Jem and Scout both visualize Boo Radley as some kind of terrible ghoul during the early stages of the book. The townspeople generally blame Boo for every kind of unexplained nocturnal activity in the town, from peeping in people's windows to killing cats and eating squirrels. Jem imaginatively describes what he thinks Boo must look like.
Boo was about six-and-a-half feet tall, judging from his tracks; he dined on raw squirrels and any cats he could catch, that's why his hands were bloodstained... There was a long, jagged scar that ran across his face; what teeth he had were yellow and rotten; his eyes popped, and he drooled most of the time. (Chapter 1)
When Scout finally sees Boo for himself after he has rescued the children from the clutches of Bob Ewell, she discovers a much different person. Boo had
... white hands, sickly white hands that had never seen the sun, so white they stood out garishly against the dull cream wall in the dim light of Jem's room.

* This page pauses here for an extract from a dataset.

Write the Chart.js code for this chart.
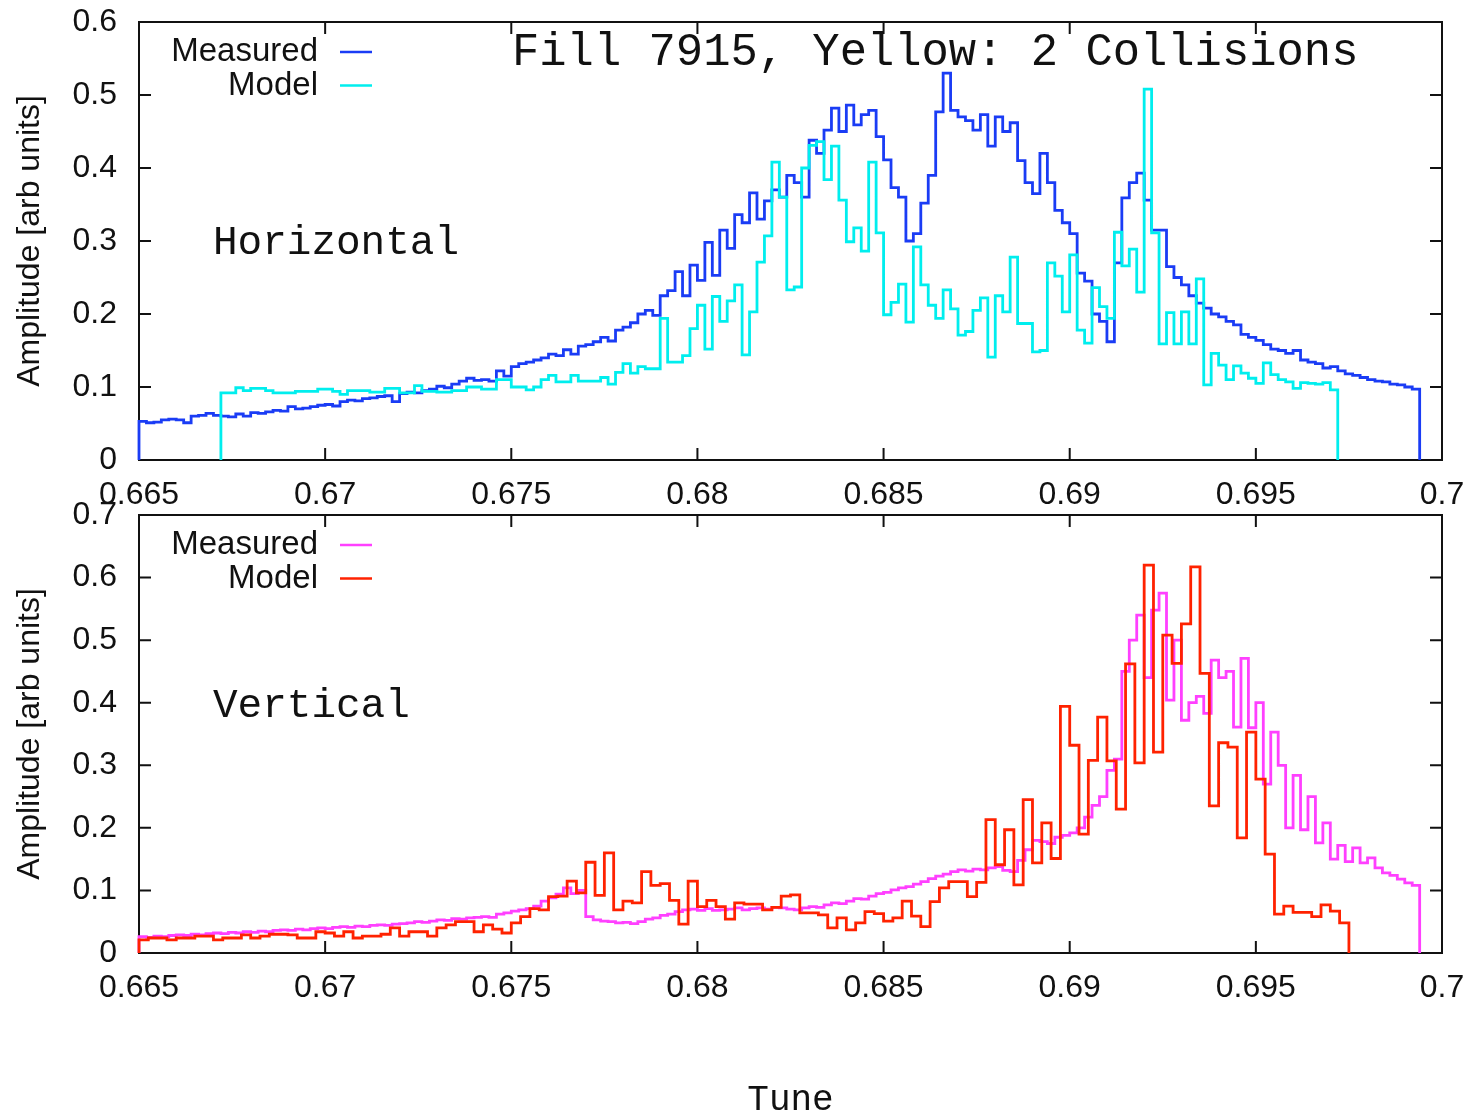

(He wore) sand-stained khaki pants; my eyes traveled up his thin frame to his torn denim shirt. His face was as white as his hands but for a shadow on his jutting chin. His cheeks were thin to hollowness; his mouth was wide...and his eyes were so colorless I thought he was blind. His hair was dead and thin, almost feathery on top of his head.
Despite his ghostly looks, Scout quickly came to realize that he was the man who had come to her rescue, and that he was not only her neighbor, but her friend. Scout felt a tinge of guilt that Boo had given her and Jem so much, and that they "had given him nothing, and it made me sad."